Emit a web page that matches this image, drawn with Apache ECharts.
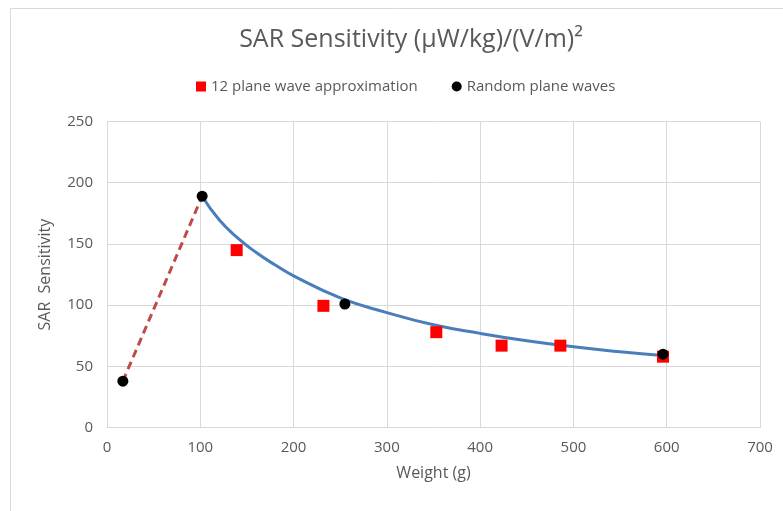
<!DOCTYPE html>
<html><head><meta charset="utf-8">
<script src="https://cdn.jsdelivr.net/npm/echarts@6/dist/echarts.min.js"></script>
<style>html,body{margin:0;padding:0;background:#fff}#c{width:783px;height:511px}</style>
</head><body><div id="c"></div>
<script>
// 12 plane wave approximation (weight g, SAR sensitivity)
const planeWave12 = [[139,145],[232,99.5],[353,78],[423,67],[486,67],[596,58]];
// Random plane waves
const randomWaves = [[17,38],[102,189],[255,101],[596,60]];
// Fitted curve
const fitCurve = [[102,189],[120,170],[140,155],[160,143],[180,133],[200,124],[250,106],[300,94],[350,84],[400,77],[450,71],[500,66],[550,62],[596,59]];
// Dashed extrapolation
const dashLine = [[17,38],[102,189]];
const xTicks = {min:0,max:700,interval:100};
const yTicks = {min:0,max:250,interval:50};

const txt = '#595959';
const font = 'Open Sans';
const chart = echarts.init(document.getElementById('c'));
chart.setOption({
  animation:false,
  textStyle:{fontFamily:font},
  graphic:[{type:'rect',shape:{x:10.5,y:8.5,width:800,height:520},style:{fill:'none',stroke:'#d9d9d9',lineWidth:1},silent:true}],
  title:{text:'SAR Sensitivity (µW/kg)/(V/m)²',left:406,textAlign:'center',top:22,
    textStyle:{fontFamily:font,fontSize:25,fontWeight:'normal',color:txt}},
  legend:{data:['12 plane wave approximation','Random plane waves'],left:191,top:74,itemGap:34,itemWidth:10,itemHeight:10,
    textStyle:{fontFamily:font,fontSize:15,color:txt}},
  grid:{left:107,right:23,top:121.5,bottom:83.3},
  xAxis:{type:'value',min:xTicks.min,max:xTicks.max,interval:xTicks.interval,
    name:'Weight (g)',nameLocation:'middle',nameGap:38,nameTextStyle:{fontFamily:font,fontSize:16,color:txt},
    axisLine:{lineStyle:{color:'#d9d9d9'}},axisTick:{show:false},
    axisLabel:{color:txt,fontSize:15,margin:13},
    splitLine:{lineStyle:{color:'#d9d9d9'}}},
  yAxis:{type:'value',min:yTicks.min,max:yTicks.max,interval:yTicks.interval,
    name:'SAR  Sensitivity',nameLocation:'middle',nameGap:54,nameRotate:90,nameTextStyle:{fontFamily:font,fontSize:16,color:txt},
    axisLine:{show:false},axisTick:{show:false},
    axisLabel:{color:txt,fontSize:15,margin:14},
    splitLine:{lineStyle:{color:'#d9d9d9'}}},
  series:[
    {name:'fit',type:'line',data:fitCurve,smooth:true,showSymbol:false,lineStyle:{color:'#4a7ebb',width:3},z:2},
    {name:'dash',type:'line',data:dashLine,showSymbol:false,lineStyle:{color:'#be4b48',width:3,type:[8,5]},z:2},
    {name:'12 plane wave approximation',type:'scatter',data:planeWave12,symbol:'rect',symbolSize:12,itemStyle:{color:'#ff0000',opacity:1},z:3},
    {name:'Random plane waves',type:'scatter',data:randomWaves,symbol:'circle',symbolSize:11,itemStyle:{color:'#000000',opacity:1},z:4}
  ]
});
</script></body></html>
···
Task instructions.
Reproduce each line exactly, please, except for any pictures.

The solution.
Emit a web page that matches this image, drawn with Apache ECharts.
<!DOCTYPE html>
<html><head><meta charset="utf-8">
<script src="https://cdn.jsdelivr.net/npm/echarts@6/dist/echarts.min.js"></script>
<style>html,body{margin:0;padding:0;background:#fff}#c{width:783px;height:511px}</style>
</head><body><div id="c"></div>
<script>
// 12 plane wave approximation (weight g, SAR sensitivity)
const planeWave12 = [[139,145],[232,99.5],[353,78],[423,67],[486,67],[596,58]];
// Random plane waves
const randomWaves = [[17,38],[102,189],[255,101],[596,60]];
// Fitted curve
const fitCurve = [[102,189],[120,170],[140,155],[160,143],[180,133],[200,124],[250,106],[300,94],[350,84],[400,77],[450,71],[500,66],[550,62],[596,59]];
// Dashed extrapolation
const dashLine = [[17,38],[102,189]];
const xTicks = {min:0,max:700,interval:100};
const yTicks = {min:0,max:250,interval:50};

const txt = '#595959';
const font = 'Open Sans';
const chart = echarts.init(document.getElementById('c'));
chart.setOption({
  animation:false,
  textStyle:{fontFamily:font},
  graphic:[{type:'rect',shape:{x:10.5,y:8.5,width:800,height:520},style:{fill:'none',stroke:'#d9d9d9',lineWidth:1},silent:true}],
  title:{text:'SAR Sensitivity (µW/kg)/(V/m)²',left:406,textAlign:'center',top:22,
    textStyle:{fontFamily:font,fontSize:25,fontWeight:'normal',color:txt}},
  legend:{data:['12 plane wave approximation','Random plane waves'],left:191,top:74,itemGap:34,itemWidth:10,itemHeight:10,
    textStyle:{fontFamily:font,fontSize:15,color:txt}},
  grid:{left:107,right:23,top:121.5,bottom:83.3},
  xAxis:{type:'value',min:xTicks.min,max:xTicks.max,interval:xTicks.interval,
    name:'Weight (g)',nameLocation:'middle',nameGap:38,nameTextStyle:{fontFamily:font,fontSize:16,color:txt},
    axisLine:{lineStyle:{color:'#d9d9d9'}},axisTick:{show:false},
    axisLabel:{color:txt,fontSize:15,margin:13},
    splitLine:{lineStyle:{color:'#d9d9d9'}}},
  yAxis:{type:'value',min:yTicks.min,max:yTicks.max,interval:yTicks.interval,
    name:'SAR  Sensitivity',nameLocation:'middle',nameGap:54,nameRotate:90,nameTextStyle:{fontFamily:font,fontSize:16,color:txt},
    axisLine:{show:false},axisTick:{show:false},
    axisLabel:{color:txt,fontSize:15,margin:14},
    splitLine:{lineStyle:{color:'#d9d9d9'}}},
  series:[
    {name:'fit',type:'line',data:fitCurve,smooth:true,showSymbol:false,lineStyle:{color:'#4a7ebb',width:3},z:2},
    {name:'dash',type:'line',data:dashLine,showSymbol:false,lineStyle:{color:'#be4b48',width:3,type:[8,5]},z:2},
    {name:'12 plane wave approximation',type:'scatter',data:planeWave12,symbol:'rect',symbolSize:12,itemStyle:{color:'#ff0000',opacity:1},z:3},
    {name:'Random plane waves',type:'scatter',data:randomWaves,symbol:'circle',symbolSize:11,itemStyle:{color:'#000000',opacity:1},z:4}
  ]
});
</script></body></html>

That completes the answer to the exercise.